Supreme Court: Philip P. Barbour

On this date in 1841, Philip P. Barbour died at the age of 57. He is unique in US political history, as the only person to serve as both Speaker of the House and Associate Justice of the Supreme Court. Barbour represented Virginia in the House of Representatives from 1814 to 1825, and again from 1827 to 1830. From December 4, 1821 to March 4, 1823, he was the 12th Speaker of the House. In 1836, President Andrew Jackson appointed Barbour to the Court, and he served until his death.

Barbour's family held several governmental posts at that time: his brother James was Secretary of War (1825-28), a Senator (1815-25), and Governor of Virginia (1812-14); his first cousin John was a Representative (1823-33); and his first cousin once removed John Jr. was later a Representative (1881-87) and Senator (1889-92).
book cover - rtfl

First Lady Anna Harrison

On this date in 1864, Anna Tuthill Symmes Harrison died at the age of 88 years 215 days. Hers was the briefest tenure as First Lady. Indeed, she is the only Presidential spouse to never be in the national capital while her husband was President. The weather in March 1841 was cold and unpleasant, so Anna decided to follow her husband to Washington later in the spring. Unfortunately, he died a month after taking office.

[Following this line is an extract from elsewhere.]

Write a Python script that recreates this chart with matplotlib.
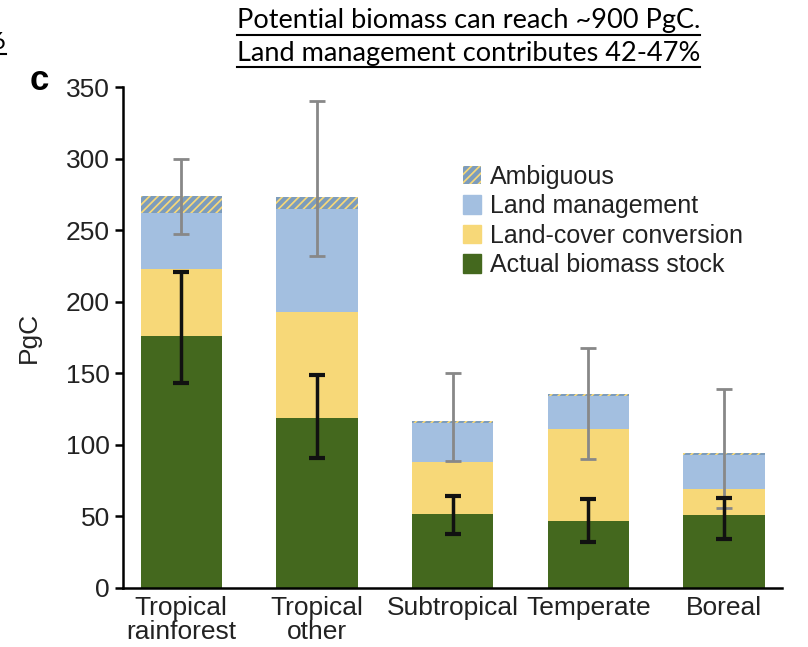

Anna Harrison is number six on the list of longest-lived First Ladies, and the most fertile. She and William Henry Harrison married in 1795, and had ten children in the next 19 years (nine of whom lived to adulthood). Only four of their children survived to see their father become President in 1841, but one of them fathered a President himself: John Scott, who served in the House of Representatives for four years, and was the father of President Benjamin Harrison. Anna and William's ten children combined to give them 48 grandchildren.